#### [Brief]
Lines containing the word "using" are to be counted; state their number and nothing further.

#### [Source excerpt]
◇ ◇ ◇

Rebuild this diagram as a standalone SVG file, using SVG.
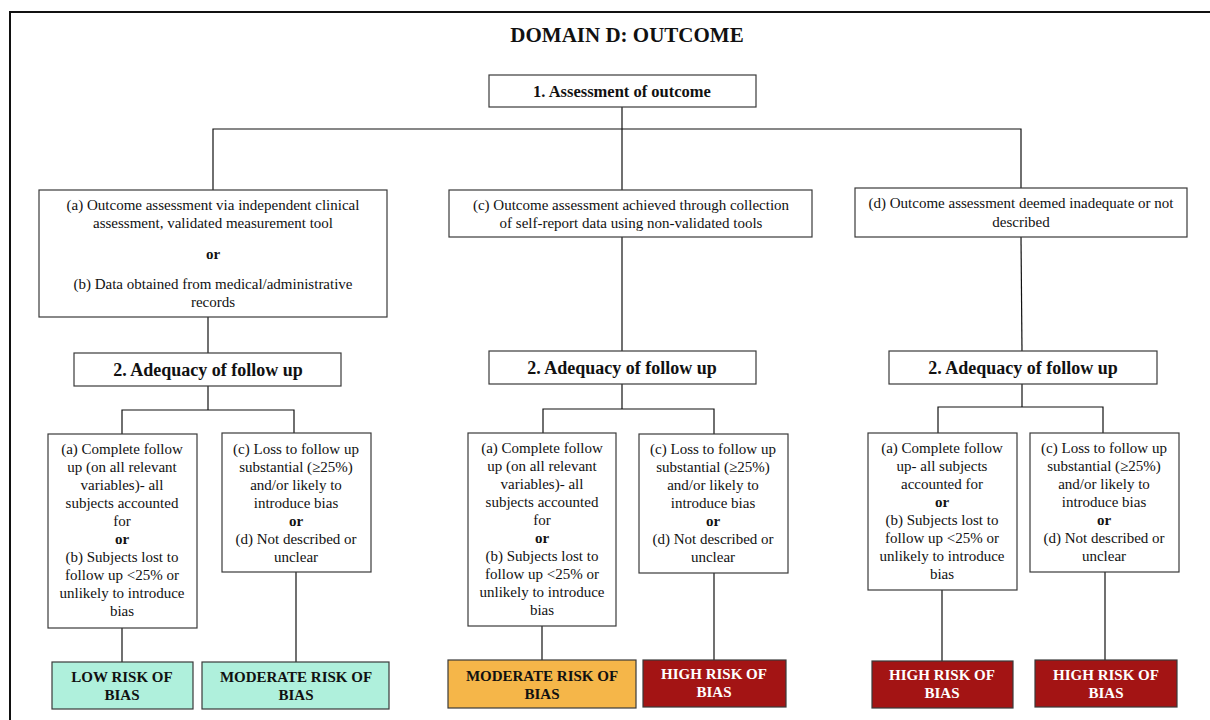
<svg xmlns="http://www.w3.org/2000/svg" width="1210" height="720" viewBox="0 0 1210 720">
<style>
.box{fill:#fff;stroke:#3a3a3a;stroke-width:1.2}
text{font-family:'Liberation Serif','DejaVu Serif',serif}
.t{font-size:15px;fill:#111;text-anchor:middle}
.b{font-weight:bold}
.h{font-size:18px;font-weight:bold;fill:#111;text-anchor:middle}
.r{font-size:15px;font-weight:bold;text-anchor:middle}
.low{fill:#aff0dc;stroke:#3a3a3a;stroke-width:1.2}
.mod{fill:#f5b649;stroke:#3a3a3a;stroke-width:1.2}
.high{fill:#a31414;stroke:#3a3a3a;stroke-width:1.2}
.c line, .c polyline{stroke:#111;stroke-width:1.2;fill:none}
</style>
<rect x="0" y="0" width="1210" height="720" fill="#fff"/>
<rect x="10" y="12" width="1220" height="730" fill="none" stroke="#111" stroke-width="2"/>
<text x="627" y="42" class="h" style="font-size:21px">DOMAIN D: OUTCOME</text>

<g class="c" id="connectors">
<line x1="622" y1="107" x2="622" y2="190"/>
<polyline points="213,190 213,129 1021,129 1021,188"/>
<line x1="208" y1="317" x2="208" y2="353"/>
<line x1="622" y1="237" x2="622" y2="351"/>
<line x1="1021" y1="237" x2="1022" y2="351"/>
<line x1="208" y1="386" x2="208" y2="410"/>
<polyline points="122,434 122,410 294,410 294,433"/>
<line x1="122" y1="628" x2="122" y2="662"/>
<line x1="296" y1="572" x2="296" y2="662"/>
<line x1="622" y1="384" x2="622" y2="409"/>
<polyline points="543,433 543,409 714,409 714,434"/>
<line x1="542" y1="626" x2="542" y2="660"/>
<line x1="714" y1="573" x2="714" y2="660"/>
<line x1="1022" y1="384" x2="1022" y2="407"/>
<polyline points="938,433 938,407 1103,407 1103,433"/>
<line x1="942" y1="590" x2="942" y2="661"/>
<line x1="1105" y1="572" x2="1105" y2="660"/>
</g>

<g id="n1"><rect class="box" x="489" y="75" width="267" height="32"/><text class="h" x="622" y="97" style="font-size:16.5px">1. Assessment of outcome</text></g>

<g id="na"><rect class="box" x="39" y="190" width="348" height="127"/>
<text class="t" x="213" y="210">(a) Outcome assessment via independent clinical</text>
<text class="t" x="213" y="228">assessment, validated measurement tool</text>
<text class="t b" x="213" y="259">or</text>
<text class="t" x="213" y="289">(b) Data obtained from medical/administrative</text>
<text class="t" x="213" y="307">records</text></g>

<g id="nc"><rect class="box" x="449" y="190" width="363" height="47"/>
<text class="t" x="631" y="210">(c) Outcome assessment achieved through collection</text>
<text class="t" x="631" y="228">of self-report data using non-validated tools</text></g>

<g id="nd"><rect class="box" x="855" y="188" width="332" height="49"/>
<text class="t" x="1021" y="208">(d) Outcome assessment deemed inadequate or not</text>
<text class="t" x="1021" y="227">described</text></g>

<g id="f1"><rect class="box" x="74" y="353" width="267" height="33"/><text class="h" x="208" y="376">2. Adequacy of follow up</text></g>
<g id="f2"><rect class="box" x="489" y="351" width="267" height="33"/><text class="h" x="622" y="374">2. Adequacy of follow up</text></g>
<g id="f3"><rect class="box" x="889" y="351" width="268" height="33"/><text class="h" x="1023" y="374">2. Adequacy of follow up</text></g>

<g id="la"><rect class="box" x="48" y="434" width="149" height="194"/>
<text class="t" x="122" y="454">(a) Complete follow</text>
<text class="t" x="122" y="472">up (on all relevant</text>
<text class="t" x="122" y="490">variables)- all</text>
<text class="t" x="122" y="508">subjects accounted</text>
<text class="t" x="122" y="526">for</text>
<text class="t b" x="122" y="544">or</text>
<text class="t" x="122" y="562">(b) Subjects lost to</text>
<text class="t" x="122" y="580">follow up &lt;25% or</text>
<text class="t" x="122" y="598">unlikely to introduce</text>
<text class="t" x="122" y="616">bias</text></g>

<g id="lc"><rect class="box" x="222" y="433" width="149" height="139"/>
<text class="t" x="296" y="454">(c) Loss to follow up</text>
<text class="t" x="296" y="472">substantial (≥25%)</text>
<text class="t" x="296" y="490">and/or likely to</text>
<text class="t" x="296" y="508">introduce bias</text>
<text class="t b" x="296" y="526">or</text>
<text class="t" x="296" y="544">(d) Not described or</text>
<text class="t" x="296" y="562">unclear</text></g>

<g id="ma"><rect class="box" x="468" y="433" width="148" height="193"/>
<text class="t" x="542" y="453">(a) Complete follow</text>
<text class="t" x="542" y="471">up (on all relevant</text>
<text class="t" x="542" y="489">variables)- all</text>
<text class="t" x="542" y="507">subjects accounted</text>
<text class="t" x="542" y="525">for</text>
<text class="t b" x="542" y="543">or</text>
<text class="t" x="542" y="561">(b) Subjects lost to</text>
<text class="t" x="542" y="579">follow up &lt;25% or</text>
<text class="t" x="542" y="597">unlikely to introduce</text>
<text class="t" x="542" y="615">bias</text></g>

<g id="mc"><rect class="box" x="639" y="434" width="149" height="139"/>
<text class="t" x="713" y="454">(c) Loss to follow up</text>
<text class="t" x="713" y="472">substantial (≥25%)</text>
<text class="t" x="713" y="490">and/or likely to</text>
<text class="t" x="713" y="508">introduce bias</text>
<text class="t b" x="713" y="526">or</text>
<text class="t" x="713" y="544">(d) Not described or</text>
<text class="t" x="713" y="562">unclear</text></g>

<g id="ra"><rect class="box" x="868" y="433" width="149" height="157"/>
<text class="t" x="942" y="453">(a) Complete follow</text>
<text class="t" x="942" y="471">up- all subjects</text>
<text class="t" x="942" y="489">accounted for</text>
<text class="t b" x="942" y="507">or</text>
<text class="t" x="942" y="525">(b) Subjects lost to</text>
<text class="t" x="942" y="543">follow up &lt;25% or</text>
<text class="t" x="942" y="561">unlikely to introduce</text>
<text class="t" x="942" y="579">bias</text></g>

<g id="rc"><rect class="box" x="1030" y="433" width="149" height="139"/>
<text class="t" x="1104" y="453">(c) Loss to follow up</text>
<text class="t" x="1104" y="471">substantial (≥25%)</text>
<text class="t" x="1104" y="489">and/or likely to</text>
<text class="t" x="1104" y="507">introduce bias</text>
<text class="t b" x="1104" y="525">or</text>
<text class="t" x="1104" y="543">(d) Not described or</text>
<text class="t" x="1104" y="561">unclear</text></g>

<g id="o1"><rect class="low" x="52" y="662" width="141" height="47"/>
<text class="r" x="122" y="682" fill="#111">LOW RISK OF</text><text class="r" x="122" y="700" fill="#111">BIAS</text></g>
<g id="o2"><rect class="low" x="202" y="662" width="187" height="47"/>
<text class="r" x="296" y="682" fill="#111">MODERATE RISK OF</text><text class="r" x="296" y="700" fill="#111">BIAS</text></g>
<g id="o3"><rect class="mod" x="448" y="660" width="188" height="48"/>
<text class="r" x="542" y="681" fill="#111">MODERATE RISK OF</text><text class="r" x="542" y="699" fill="#111">BIAS</text></g>
<g id="o4"><rect class="high" x="643" y="660" width="143" height="47"/>
<text class="r" x="714" y="679" fill="#fff">HIGH RISK OF</text><text class="r" x="714" y="697" fill="#fff">BIAS</text></g>
<g id="o5"><rect class="high" x="872" y="661" width="141" height="47"/>
<text class="r" x="942" y="680" fill="#fff">HIGH RISK OF</text><text class="r" x="942" y="698" fill="#fff">BIAS</text></g>
<g id="o6"><rect class="high" x="1035" y="660" width="142" height="47"/>
<text class="r" x="1106" y="680" fill="#fff">HIGH RISK OF</text><text class="r" x="1106" y="698" fill="#fff">BIAS</text></g>
</svg>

◇ ◇ ◇

#### [Finished exercise]
2